Tony Blair apparently concluded that the game was up in 2010 when he saw the multi-signatory letters from businessmen supporting George Osborne’s plan to cut National Insurance. This operation was incredibly effective – hats off to CCHQ, particularly Andrew Feldman and Kate Rock. But where was the letter in 2011 from doctors and nurses supporting the Government’s NHS reforms? How did elected Mayors become a flagship policy, without a plan to build a coalition of support for them ahead of the local referendums in Spring 2012? And why wasn’t a coalition build ahead of the Police Commissioner elections in Autumn last year, which had derisory turnouts? When third party support has been organised in the past, it has worked extremely effectively.

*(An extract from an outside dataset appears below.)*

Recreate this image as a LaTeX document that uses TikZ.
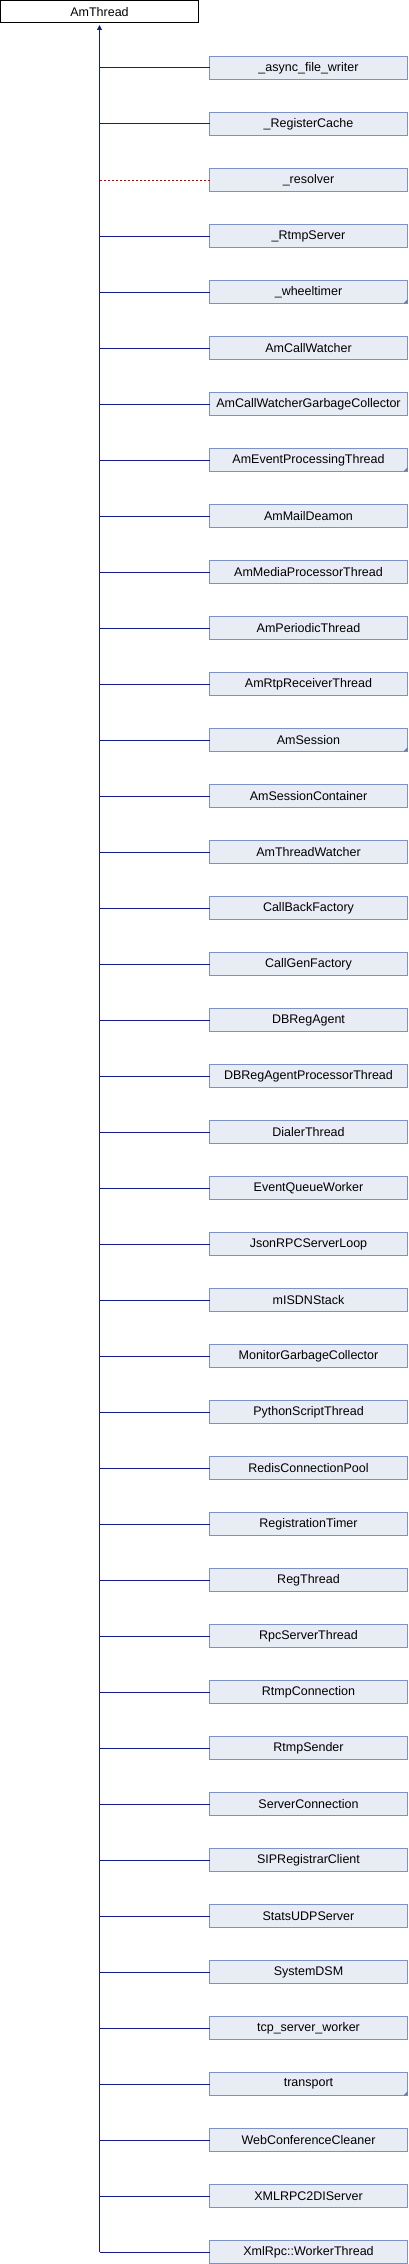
\documentclass[tikz,border=0pt]{standalone}
\usepackage{fontspec}
\setmainfont{Liberation Sans}
\usetikzlibrary{arrows.meta}

\definecolor{edgeblue}{RGB}{20,28,140}
\definecolor{boxline}{RGB}{124,146,200}
\definecolor{boxfill}{RGB}{232,236,245}
\definecolor{privred}{RGB}{160,16,16}

\tikzset{
  classbox/.style={draw=boxline, fill=boxfill, line width=1pt, outer sep=0pt, inner sep=0pt,
    minimum width=198pt, minimum height=22.5pt, font=\fontsize{12.5}{14}\selectfont},
  basebox/.style={classbox, draw=black, fill=white},
  inherit/.style={draw=edgeblue, line width=1pt},
  privinherit/.style={draw=privred, line width=1pt, dash pattern=on 2pt off 2pt},
  cutmark/.style={fill=boxline!85!black}
}

\begin{document}
\begin{tikzpicture}[x=1pt,y=-1pt]

\def\dy{56}; \def\ytop{68};
\useasboundingbox (0,0) rectangle (408,2264);

\node[basebox] (base) at (99.5,11.75) {AmThread};

\foreach \name [count=\i] in {\_async\_file\_writer, \_RegisterCache, \_resolver, \_RtmpServer,
  \_wheeltimer, AmCallWatcher, AmCallWatcherGarbageCollector, AmEventProcessingThread,
  AmMailDeamon, AmMediaProcessorThread, AmPeriodicThread, AmRtpReceiverThread, AmSession,
  AmSessionContainer, AmThreadWatcher, CallBackFactory, CallGenFactory, DBRegAgent,
  DBRegAgentProcessorThread, DialerThread, EventQueueWorker, JsonRPCServerLoop, mISDNStack,
  MonitorGarbageCollector, PythonScriptThread, RedisConnectionPool, RegistrationTimer,
  RegThread, RpcServerThread, RtmpConnection, RtmpSender, ServerConnection,
  SIPRegistrarClient, StatsUDPServer, SystemDSM, tcp\_server\_worker, transport,
  WebConferenceCleaner, XMLRPC2DIServer, XmlRpc::WorkerThread}{
\node[classbox] (c\i) at (308.5,\ytop+\dy*\i-\dy) {\name};
\ifnum\i=3 \def\estyle{privinherit}\else\def\estyle{inherit}\fi
\draw[\estyle] (c\i.west) -- (c\i.west -| base.south);
}

% truncated subclasses
\foreach \i in {5,8,13,37}{
\fill[cutmark] (c\i.south east) -- ++(-4,0) -- ++(4,-4) -- cycle;
}

\coordinate (trunkend) at (base.south |- c40.west);
\draw[inherit, shorten >=2pt, -{Triangle[length=5pt,width=5pt]}] (trunkend) -- (base);

\end{tikzpicture}
\end{document}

Perhaps the most useful role though for third party groups in the Conservative alliance is to reach voters. In an age when mass membership parties are being surpassed in size and reach by single issue groups, it’s absolutely vital for the Party to campaign for votes not just street by street, but also group by group. Not only can third party groups provide a conduit to voters, they can also provide an army of volunteers. Many MPs were elected in 2010 thanks to volunteers from Vote OK, which has strong links with the hunting lobby and the Countryside Alliance. With fewer party members, an election winning machine clearly needs to be built on strategic alliances such as this.

The creation of a Conservative alliance is no longer an optional extra for the Conservative Party.  It’s not even a bolt on to the existing strategy. It should be central to the strategy and attention needs to be paid to it sooner rather than later, because relationship building is a long, slow process and building such a machine takes years rather than months.